Ellen (ennienyc) wrote,


I'm not the most cultured person, but managed to see some George Bernard Shaw plays in the past year. I'm always scared I won't understand the plots of classic literature, but this wasn't a problem.

Last October, I saw "Arms and the Man" presented by Theater 1010 in a church basement with the audience seated onstage around the actors. Despite the way that sounds, it was very professional and enjoyable.

"Mrs. Warren's Profession" (currently on Broadway) starred Cherry Jones as the title character with a fake English accent, and Sally Hawkins as her daughter with a real one. Hawkins couldn't make it to a Q&A when I saw "Happy Go Lucky," so I finally got to see her live. The proceeds from Mrs. Warren's less than savory profession allowed daughter Vivie to study actuarial science (like me! I mean, I studied actuarial science - through the proceeds of thoracic and colon/rectal surgery), but she is conflicted when she learns what financed her education.

It's not Shaw, but Sally Hawkins also starred in the movie "Made in Dagenham." I saw it through NYWIFT in the same screening room where we did a "Wordplay" screening for a group I'm still not sure I can mention. The sound was crisp and TOO LOUD; I had to use the earplugs. The movie was about Ford female factory workers in the UK striking for equal pay, based on real events in 1968.

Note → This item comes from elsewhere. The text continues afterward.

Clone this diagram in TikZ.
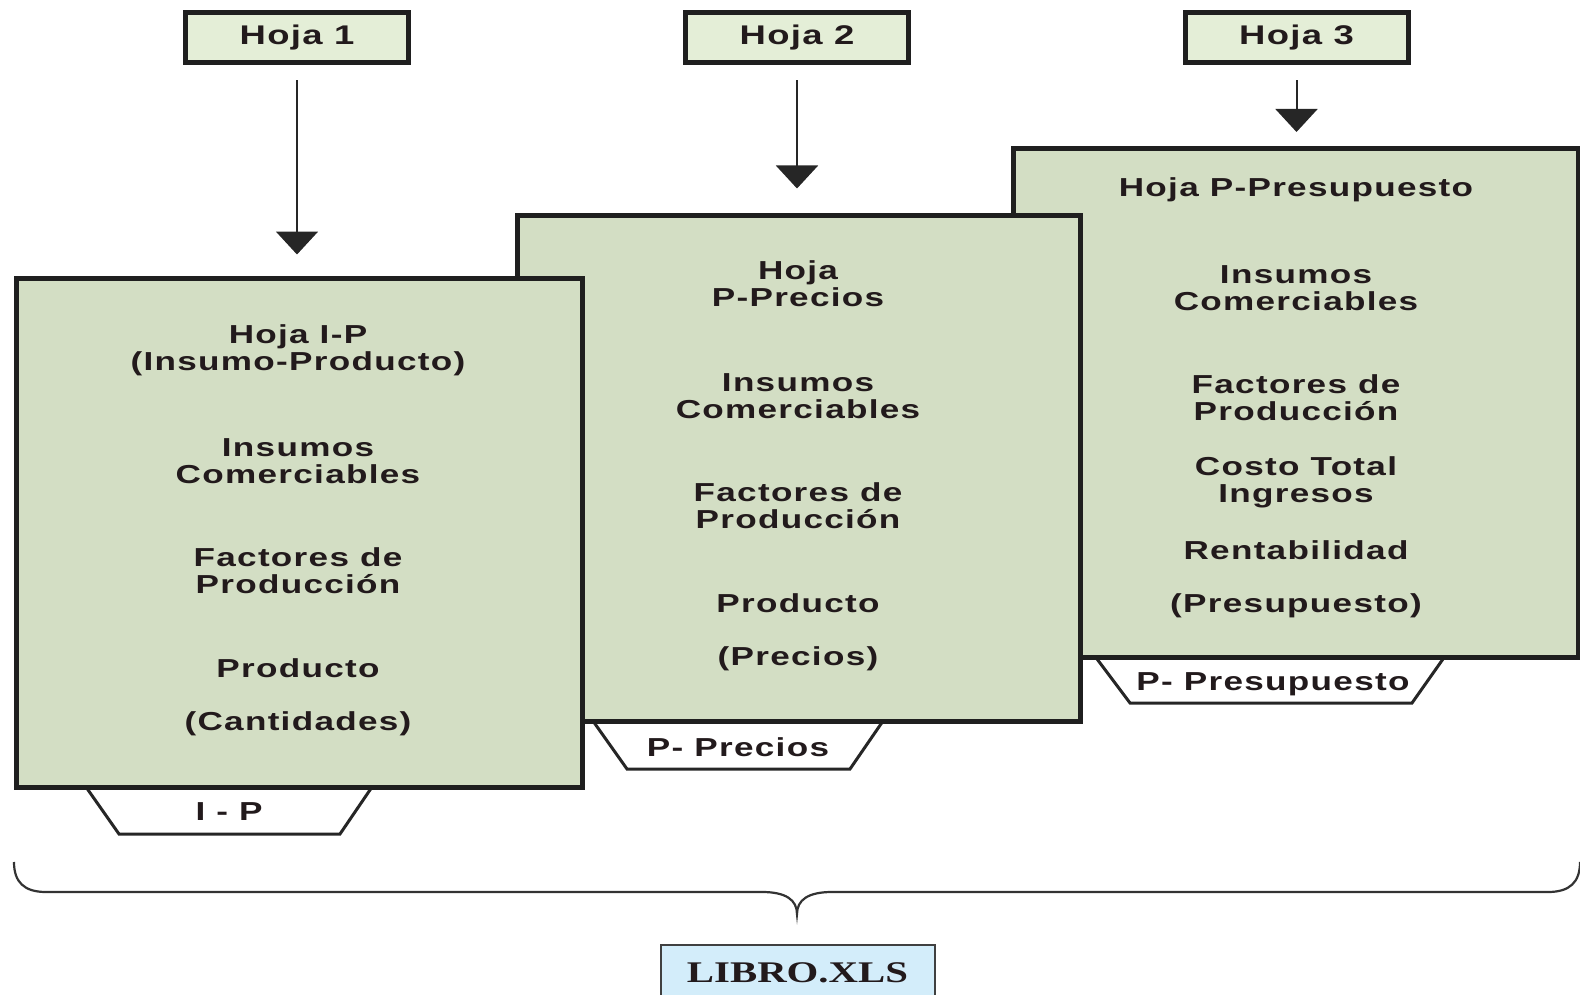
\documentclass[tikz,border=0pt]{standalone}
\usepackage{fontspec}
\usetikzlibrary{arrows.meta}
\newfontfamily\labfont[FakeStretch=1.35,LetterSpace=5.0]{Liberation Sans}
\newfontfamily\libfont[FakeStretch=1.36]{Liberation Serif}
\definecolor{boxfill}{HTML}{D3DEC4}
\definecolor{headfill}{HTML}{E4EED7}
\definecolor{librofill}{HTML}{D3EDFA}
\definecolor{txt}{HTML}{221A1C}
\begin{document}
\begin{tikzpicture}[x=0.5pt,y=-0.5pt,
  lab/.style={text=txt,align=center,inner sep=0pt,font=\labfont\bfseries\fontsize{13}{13.5}\selectfont},
  sheet/.style={draw=black!88,line width=2.5pt,fill=boxfill,inner sep=0pt},
  head/.style={draw=black!88,line width=2.5pt,fill=headfill,minimum width=111.5pt,minimum height=25pt,inner sep=0pt,text=txt,font=\labfont\bfseries\fontsize{13.5}{14}\selectfont},
  tabline/.style={draw=black!85,line width=1.5pt,fill=white,line join=miter},
  arr/.style={draw=black!85,line width=1pt,-{Triangle[width=21pt,length=11.5pt]}},
  bracepath/.style={draw=black!80,line width=1.1pt}]
\useasboundingbox (0,0) rectangle (1580,995);

% headers
\node[head] (h1) at (297,38) {Hoja 1};
\node[head] (h2) at (797,38) {Hoja 2};
\node[head] (h3) at (1296.5,38) {Hoja 3};

% sheet 3
\path[tabline] (1097,659) -- (1130,703) -- (1412,703) -- (1443,659);
\node[lab] (t3) at (1273,684) {P- Presupuesto};
\node[sheet,minimum width=282.5pt,minimum height=254.5pt] (b3) at (1295.5,403) {};
\node[lab] (s3a) at (1296,190) {Hoja P-Presupuesto};
\node[lab] (s3b) at (1296,288) {Insumos\\Comerciables};
\node[lab] (s3c) at (1296,398) {Factores de\\Producción};
\node[lab] (s3d) at (1296,482.5) {Costo Total\\Ingresos};
\node[lab] (s3e) at (1296,550.5) {Rentabilidad};
\node[lab] (s3f) at (1296,606) {(Presupuesto)};

% sheet 2
\path[tabline] (593,721) -- (627,769) -- (850,769) -- (883,721);
\node[lab] (t2) at (738,747) {P- Precios};
\node[sheet,minimum width=281.5pt,minimum height=253pt] (b2) at (798.5,468) {};
\node[lab] (s2a) at (798,284) {Hoja\\P-Precios};
\node[lab] (s2b) at (798,396) {Insumos\\Comerciables};
\node[lab] (s2c) at (798,506) {Factores de\\Producción};
\node[lab] (s2d) at (798,603.5) {Producto};
\node[lab] (s2e) at (798,659) {(Precios)};

% sheet 1
\path[tabline] (86,787) -- (119,834) -- (340,834) -- (372,787);
\node[lab] (t1) at (229,812) {I - P};
\node[sheet,minimum width=283pt,minimum height=254.5pt] (b1) at (299,532.5) {};
\node[lab] (s1a) at (298,350.5) {Hoja I-P\\(Insumo-Producto)};
\node[lab] (s1b) at (298,461.5) {Insumos\\Comerciables};
\node[lab] (s1c) at (298,571) {Factores de\\Producción};
\node[lab] (s1d) at (298,668.5) {Producto};
\node[lab] (s1e) at (298,724) {(Cantidades)};

% arrows
\draw[arr,shorten <=7.5pt,shorten >=10.5pt] (h1.south) -- (h1.south |- b1.north);
\draw[arr,shorten <=7.5pt,shorten >=12pt] (h2.south) -- (h2.south |- b2.north);
\draw[arr,shorten <=7.5pt,shorten >=7pt] (h3.south) -- (h3.south |- b3.north);

% brace
\path[bracepath] (14,862) .. controls (14,882) and (24,892) .. (46,892)
  -- (762,892) .. controls (786,892) and (797,900) .. (797,914)
  .. controls (797,900) and (808,892) .. (832,892)
  -- (1548,892) .. controls (1570,892) and (1580,882) .. (1580,862);

% book
\node[draw=black!75,line width=1pt,fill=librofill,minimum width=137pt,minimum height=30pt,inner sep=0pt,text=txt,font=\libfont\bfseries\fontsize{15}{16}\selectfont] (libro) at (797.5,975) {\raisebox{2pt}{LIBRO.XLS}};
\end{tikzpicture}
\end{document}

As part of the Players Club's Project Shaw, I saw a staged reading of "Captain Brassbound's Conversion." This rarely performed work featured Harriet Harris's charming portrayal of the adventuresome Lady Cicely Waynflete (very surprised to learn Harris isn't British), and Marc Kudisch in the title role (I've seen him enough to know he's not British), with pirates and other colorful characters adding to the mix. The crowded room at this venerable club felt a bit claustrophobic (note to self: in the future, do not sit against the wall, but get there early enough for an aisle or front row seat).

I was going to include "Ernest in Love," a musical based on "The Importance of Being Ernest," but that's Wilde not Shaw. The always excellent Irish Rep staged this production about life among upper-class British ladies and gents.